Midlife
Today I received my annual physical. Even though it’s business as usual with the cyclical events of my body, the physician was required to discuss certain changes that could strike at any time, any minute in fact, since I have recently celebrated my fifty second birthday. At the end of my visit, I was given a manila envelope with the words “Midlife” written on the front in large letters and a goodie bag of condoms. Seems only yesterday that I was leaving the doctor’s office with a lollipop.
I’ve just opened the ominous envelope and it contains some literature and one pamphlet on menopause that reads something like this:
“Warning: Your body is about to self destruct. Mother Nature no longer requires your reproductive services and so you will begin to experience aching joints, extreme sweating, frequent urination, headaches, hot flashes, insomnia, mood changes, night sweats, decrease in ability to concentrate or recall, vaginal dryness and changes in sexual desire”.
A change in sexual desire? So what are they saying here? That if one finds themselves unable to recall where they left the personal lubricant and while rummaging around frantically, sweating profusely between mad dashes to the bathroom to pee, while their head throbs and their joints ache and getting more and more pissed off in the process, they just may lose that loving feeling?
Jesus, Mary and Joseph!

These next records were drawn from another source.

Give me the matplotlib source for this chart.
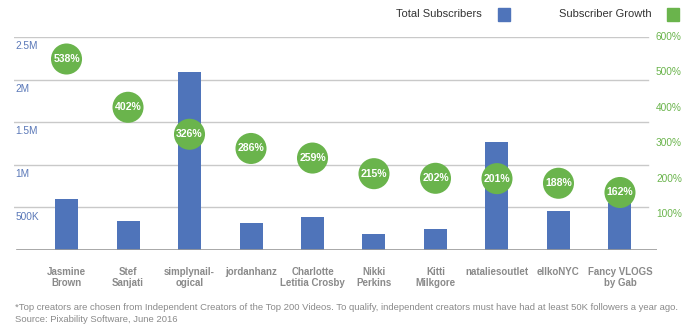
import matplotlib
matplotlib.use('Agg')
import matplotlib.pyplot as plt
import matplotlib.transforms as mtransforms
from matplotlib.patches import Rectangle

plt.rcParams['font.family'] = ['Liberation Sans', 'DejaVu Sans']

creators = ['Jasmine\nBrown', 'Stef\nSanjati', 'simplynail-\nogical', 'jordanhanz',
            'Charlotte\nLetitia Crosby', 'Nikki\nPerkins', 'Kitti\nMilkgore',
            'nataliesoutlet', 'ellkoNYC', 'Fancy VLOGS\nby Gab']
subscribers = [600000, 340000, 2085000, 320000, 386000, 190000, 246000, 1270000, 456000, 550000]
growth = [538, 402, 326, 286, 259, 215, 202, 201, 188, 162]

sub_ticks = [500000, 1000000, 1500000, 2000000, 2500000]
sub_labels = ['500K', '1M', '1.5M', '2M', '2.5M']
growth_ticks = [100, 200, 300, 400, 500, 600]

blue = '#4f74ba'
green = '#6ab44c'
grid_c = '#c9c9c9'
label_c = '#8a8a8a'

W, H = 696, 333
fig = plt.figure(figsize=(W / 100, H / 100), dpi=100)
ax = fig.add_axes([14 / W, 1 - 250 / H, 643 / W, 213 / H])

x = list(range(len(creators)))
ax.bar(x, subscribers, width=0.374, color=blue, zorder=2)
ax.set_xlim(-0.854, 9.602)
ax.set_ylim(0, 2500000)

for s in ax.spines.values():
    s.set_visible(False)
for v in sub_ticks:
    ax.axhline(v, xmin=0, xmax=634 / 643, color=grid_c, lw=1, zorder=0)
ax.axhline(0, xmin=3 / 643, xmax=1, color='#999999', lw=1.2, zorder=3)

ax.set_yticks([])
ax.set_xticks(x)
ax.set_xticklabels(creators, color=label_c, fontsize=7, fontweight='bold', linespacing=1.2)
ax.tick_params(axis='x', length=0, pad=12)

# left scale labels sit just under their gridlines
lt = mtransforms.offset_copy(mtransforms.blended_transform_factory(ax.transAxes, ax.transData),
                             fig=fig, x=1, y=-3, units='points')
for v, lab in zip(sub_ticks, sub_labels):
    ax.text(0, v, lab, transform=lt, va='top', ha='left', color='#5a78b8', fontsize=7.3)

ax2 = ax.twinx()
ax2.set_ylim(0, 600)
ax2.set_xlim(ax.get_xlim())
for s in ax2.spines.values():
    s.set_visible(False)
ax2.set_yticks([])
rt = mtransforms.blended_transform_factory(fig.transFigure, ax2.transData)
for v in growth_ticks:
    fig.text(656 / W, v, '%d%%' % v, transform=rt, va='center', ha='left', color=green, fontsize=7.3)

ax2.scatter(x, growth, s=500, color=green, edgecolors='none', zorder=4)
for xi, g in zip(x, growth):
    ax2.text(xi, g, '%d%%' % g, ha='center', va='center', color='white',
             fontsize=7.6, fontweight='bold', zorder=5)

# legend
fig.text(482 / W, 1 - 14 / H, 'Total Subscribers', ha='right', va='center', fontsize=8, color='#333333')
fig.patches.append(Rectangle((498 / W, 1 - 21 / H), 12 / W, 13 / H, transform=fig.transFigure,
                             color=blue, figure=fig))
fig.text(652 / W, 1 - 14 / H, 'Subscriber Growth', ha='right', va='center', fontsize=8, color='#333333')
fig.patches.append(Rectangle((667 / W, 1 - 21 / H), 12 / W, 13 / H, transform=fig.transFigure,
                             color=green, figure=fig))

fig.text(15 / W, 1 - 307 / H,
         '*Top creators are chosen from Independent Creators of the Top 200 Videos. To qualify, '
         'independent creators must have had at least 50K followers a year ago.',
         ha='left', va='center', fontsize=6.8, color=label_c)
fig.text(15 / W, 1 - 320 / H, 'Source: Pixability Software, June 2016',
         ha='left', va='center', fontsize=6.8, color=label_c)

fig.savefig('out.png', dpi=100)
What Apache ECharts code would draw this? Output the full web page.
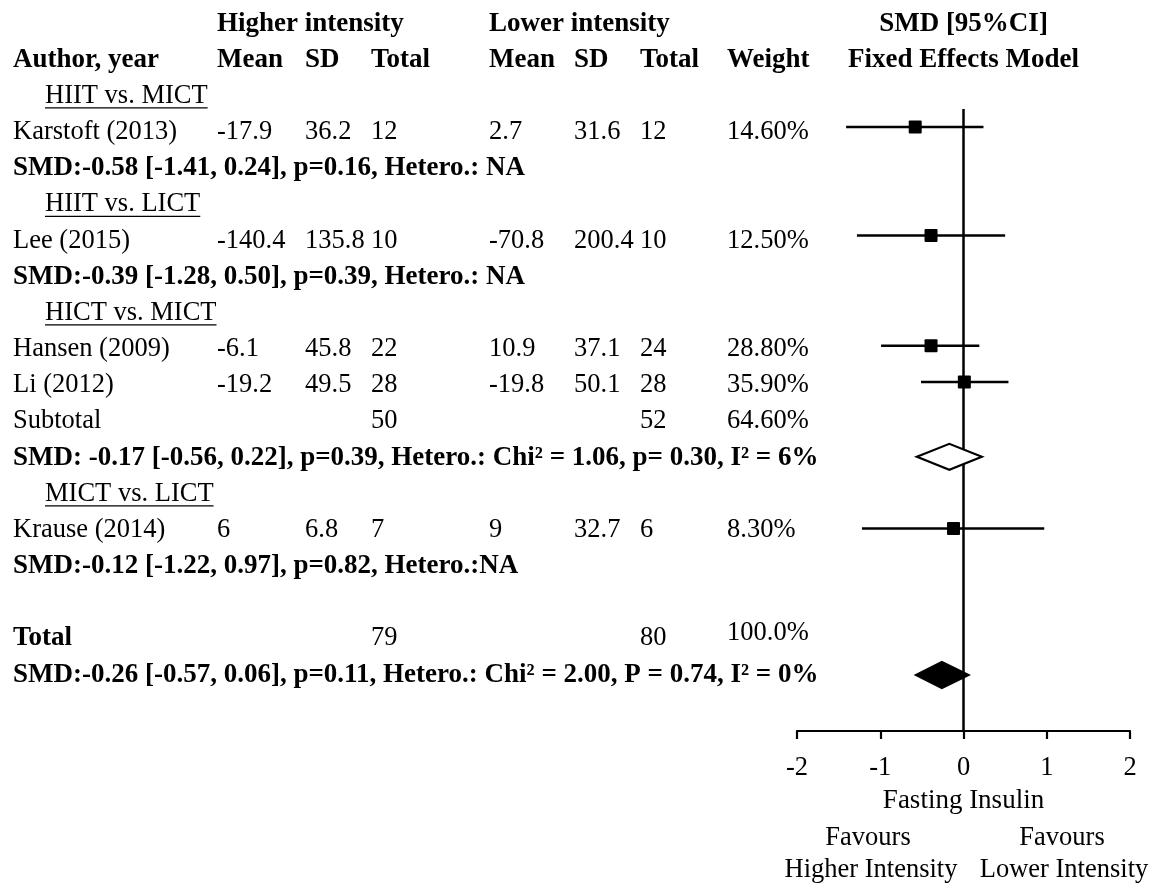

I’m tossing the pamphlet in the garbage and going to the gym.



Holy crap could that “warning” been any more lacking in subtlety and consideration? It sounds like whoever wrote/OK’d that copy was aiming for humor, but jeez did they miss the mark… and why even go there with such a personal and sensitive subject.
One can only hope they don’t write anything for cancer institutes, funeral homes, or proctologists.
I have to fess up Will - that was my tongue in cheek translation of my reaction to what I was reading! Humor was where I was going with it……. I promise not to apply for any copy writing jobs at cancer institutes or funeral homes, but I could sure have some fun writing for a proctologist!
Ha! Well I can certainly see the humor in it now and that’s a relief. I was pretty much bug-eyed thinking that had been written and cleared by purported professionals. Color me FISHED-IN!
It speaks well of you Will, that you would be horrified if that blurb had somehow slipped through the cracks and made it into print on a public brochure. But honestly, I think it would have impacted me less to read that, than it did to open up the brochure and see the bulleted list of possible symptoms - - it didn’t help that the picture they chose to represent “the menopausal woman” looked to be about 109! Oh well, one has to have a sense of humor about this aging business and to remember that it’s not the same for everyone and there’s plenty to be done to keep it together.
For some odd reason, if you’re missing your personal lubricant I want to suggest you check on your head!
(inside joke)
LOL! That was such an inside joke, I almost didn’t get it!